Foi depois dos dez anos que começou a aprender a falar Português. E ele lembra como este detalhe era importante na década de 1940, quando a mundo assistiu a Segunda Guerra Mundial. “Por aqui vinha policiais e ficavam ouvindo do lado de fora da casa, para ver quem falava alemão”. O idioma estava proibido na época. “Algumas pessoas foram levadas para a delegacia”, lembra Kasper. Ele mesmo era atacado por policiais a cavalo, em seu trajeto para o trabalho. “Eu já ia falando com eles em Português e eles me deixavam passar”, relata.
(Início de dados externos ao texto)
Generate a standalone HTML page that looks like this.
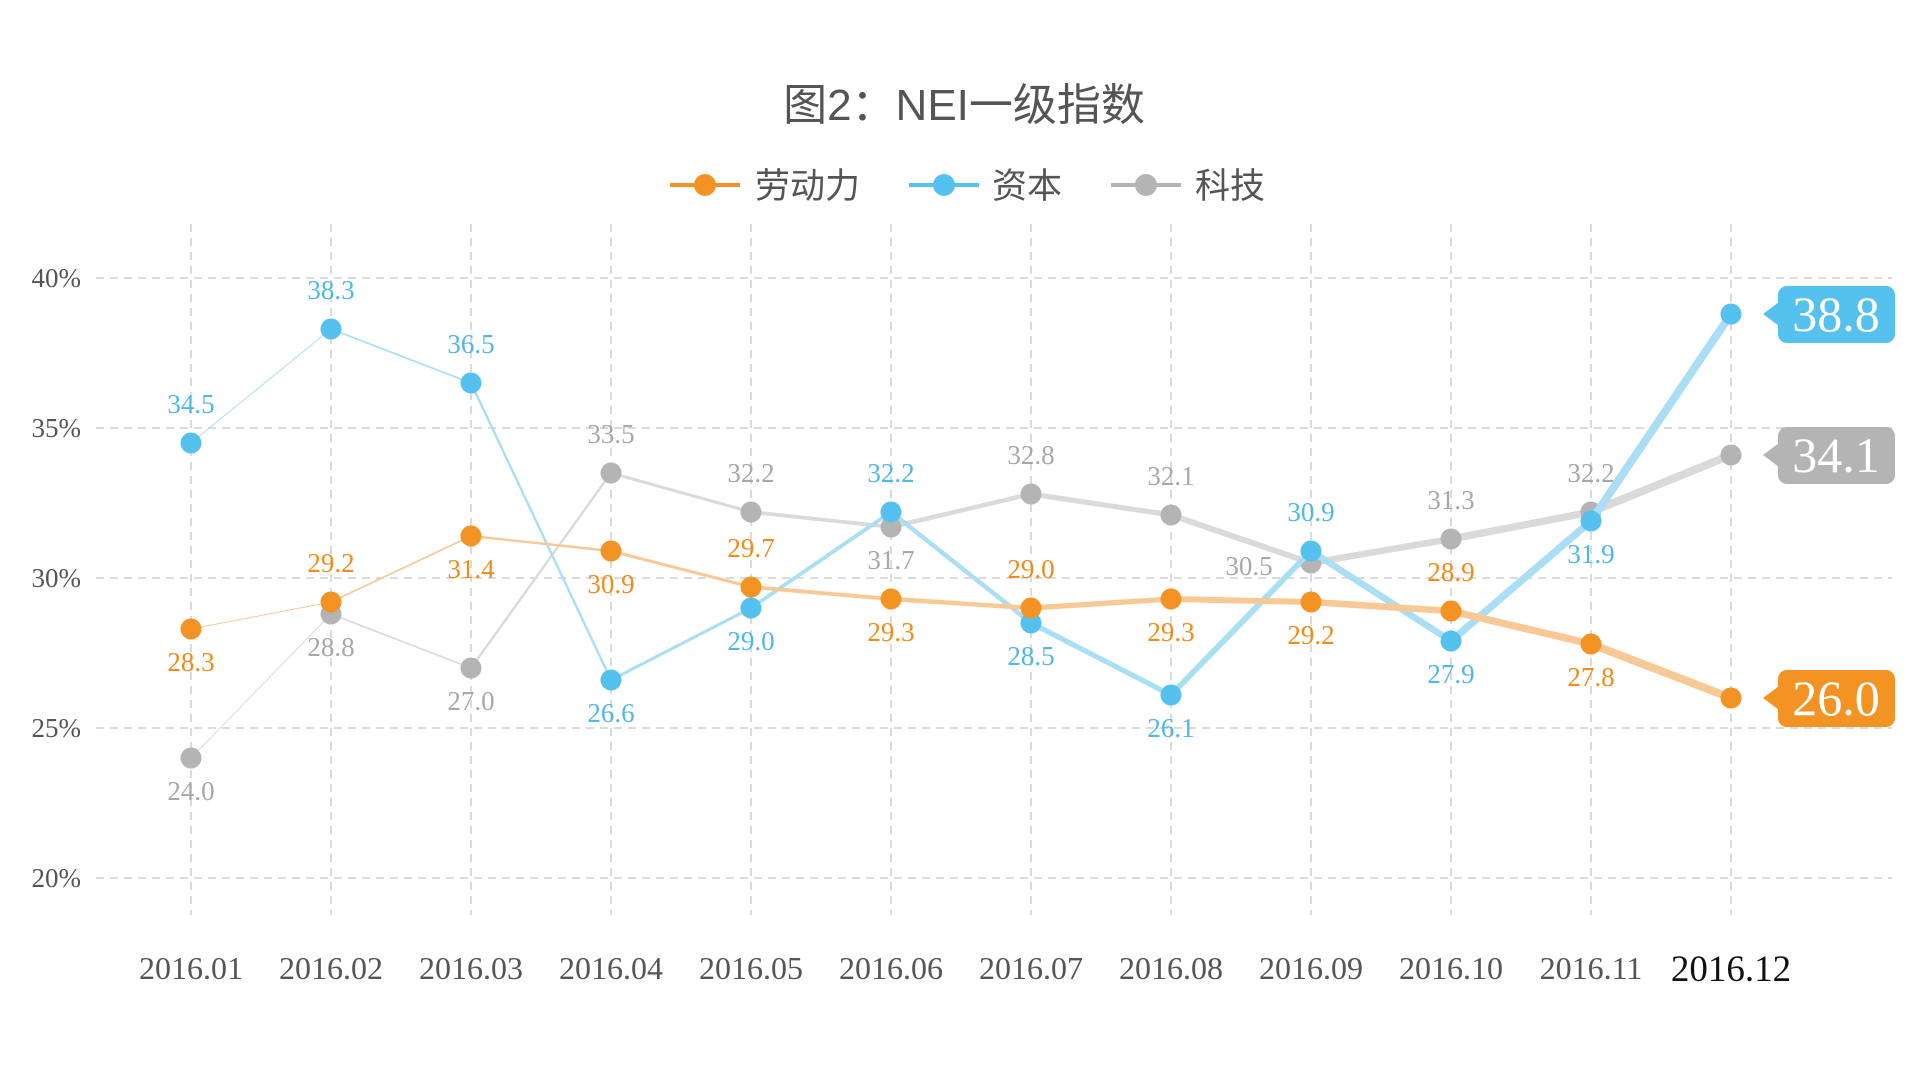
<!DOCTYPE html>
<html><head><meta charset="utf-8">
<style>
html,body{margin:0;padding:0;background:#fff;}
svg{display:block;}
</style></head>
<body>
<svg id="chart" width="1920" height="1080" viewBox="0 0 1920 1080" xmlns="http://www.w3.org/2000/svg">
<text x="964" y="120" text-anchor="middle" font-family="'Liberation Sans','Noto Sans CJK SC',sans-serif" font-size="44" fill="#555">图2：NEI一级指数</text>
<g id="legend">
 <g>
  <line x1="670" y1="185" x2="740" y2="185" stroke="#f39323" stroke-width="4"/>
  <circle cx="705" cy="185" r="11" fill="#f39323"/>
  <text x="755" y="198" font-family="'Liberation Sans','Noto Sans CJK SC',sans-serif" font-size="35" fill="#555">劳动力</text>
 </g>
 <g>
  <line x1="909" y1="185" x2="979" y2="185" stroke="#55c1ef" stroke-width="4"/>
  <circle cx="944" cy="185" r="11" fill="#55c1ef"/>
  <text x="992" y="198" font-family="'Liberation Sans','Noto Sans CJK SC',sans-serif" font-size="35" fill="#555">资本</text>
 </g>
 <g>
  <line x1="1111" y1="185" x2="1181" y2="185" stroke="#b4b4b4" stroke-width="4"/>
  <circle cx="1146" cy="185" r="11" fill="#b4b4b4"/>
  <text x="1195" y="198" font-family="'Liberation Sans','Noto Sans CJK SC',sans-serif" font-size="35" fill="#555">科技</text>
 </g>
</g>
<g id="grid"></g>
<g id="axes"></g>
<g id="series"></g>
</svg>
<script>
const categories = ['2016.01','2016.02','2016.03','2016.04','2016.05','2016.06','2016.07','2016.08','2016.09','2016.10','2016.11','2016.12'];
const laborValues = [28.3,29.2,31.4,30.9,29.7,29.3,29.0,29.3,29.2,28.9,27.8,26.0];
const capitalValues = [34.5,38.3,36.5,26.6,29.0,32.2,28.5,26.1,30.9,27.9,31.9,38.8];
const techValues = [24.0,28.8,27.0,33.5,32.2,31.7,32.8,32.1,30.5,31.3,32.2,34.1];
const yTicks = [20,25,30,35,40];
const laborLabelSide = ['b','a','b','b','a','b','a','b','b','a','b','t'];
const capitalLabelSide = ['a','a','a','b','b','a','b','b','a','b','b','t'];
const techLabelSide = ['b','b','b','a','a','b','a','a','l','a','a','t'];

const NS='http://www.w3.org/2000/svg';
const svg=document.getElementById('chart');
const gGrid=document.getElementById('grid'), gAxes=document.getElementById('axes'), gSeries=document.getElementById('series');
function x(i){return 191+i*140;}
function y(v){return 878-(v-20)*(878-278)/20;}
function mk(tag,attrs,parent){const e=document.createElementNS(NS,tag);for(const k in attrs)e.setAttribute(k,attrs[k]);parent.appendChild(e);return e;}
const serif="'Liberation Serif','Noto Serif CJK SC',serif";

yTicks.forEach(t=>{
  const l=mk('line',{x1:96,x2:1892,y1:y(t),y2:y(t),stroke:'#cfcfcf','stroke-width':1.5,'stroke-dasharray':'8,6'},gGrid);
  
  
  const tx=mk('text',{x:81,y:y(t)+9,'text-anchor':'end','font-family':serif,'font-size':27,fill:'#555'},gAxes);
  tx.textContent=t+'%';
  
  
});
categories.forEach((c,i)=>{
  const l=mk('line',{x1:x(i),x2:x(i),y1:224,y2:915,stroke:'#cfcfcf','stroke-width':1.5,'stroke-dasharray':'8,6'},gGrid);
  
  
  const last=i===categories.length-1;
  const tx=mk('text',{x:x(i),y:last?981:979,'text-anchor':'middle','font-family':serif,'font-size':last?37:32,fill:last?'#111':'#555'},gAxes);
  tx.textContent=c;
  
  
});

function drawSeries(name,vals,sides,lineColor,color,textColor){
  const g=mk('g',{},gSeries);
  
  
  for(let i=0;i<vals.length-1;i++){
    const s=mk('line',{x1:x(i),y1:y(vals[i]),x2:x(i+1),y2:y(vals[i+1]),stroke:lineColor,'stroke-width':1+i*0.7,'stroke-linecap':'round'},g);
    
    
  }
  vals.forEach((v,i)=>{
    const c=mk('circle',{cx:x(i),cy:y(v),r:10.5,fill:color},g);
    
    
    const sd=sides[i];
    if(sd==='t'){
      const tg=mk('g',{},g);
      
      
      const cy=y(v), x0=1778;
      mk('rect',{x:x0,y:cy-28,width:117,height:57,rx:9,fill:color},tg);
      mk('path',{d:`M${x0+1},${cy-12} L${x0-15},${cy} L${x0+1},${cy+12} Z`,fill:color},tg);
      const t=mk('text',{x:x0+58,y:cy+17,'text-anchor':'middle','font-family':serif,'font-size':50,fill:'#fff'},tg);
      t.textContent=v.toFixed(1);
    } else {
      let tx=x(i),ty,anchor='middle';
      if(sd==='a')ty=y(v)-30;
      else if(sd==='b')ty=y(v)+42;
      else {tx=x(i)-62;ty=y(v)+12;}
      const t=mk('text',{x:tx,y:ty,'text-anchor':anchor,'font-family':serif,'font-size':27,fill:textColor},g);
      t.textContent=v.toFixed(1);
      
      
    }
  });
}
drawSeries('tech',techValues,techLabelSide,'#dadada','#b4b4b4','#a8a8a8');
drawSeries('capital',capitalValues,capitalLabelSide,'#a9def5','#55c1ef','#4fb8e8');
drawSeries('labor',laborValues,laborLabelSide,'#f8c895','#f39323','#f08c1c');
</script>
</body></html>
A vivacidade de Eduardo Kasper deixa escapar um comentário interessante. “Na guerra era cheio de polícia aqui para cuidar da gente, agora não tem nenhum para dar segurança”.

Identidade
Uma surpresa aguardava Eduardo Kasper no dia de seu alistamento. Os documentos mostravam que ele, na verdade, era Pedro Hugo. A confusão ocorreu na morte de seu irmão, com a troca dos documentos. Desde então, legalmente, nos papeis, ele se chama Pedro Hugo Kasper, mas para toda a família e amigos, seu nome é Eduardo. Eduardo Kasper, o quase centenário morador de Santos Reis.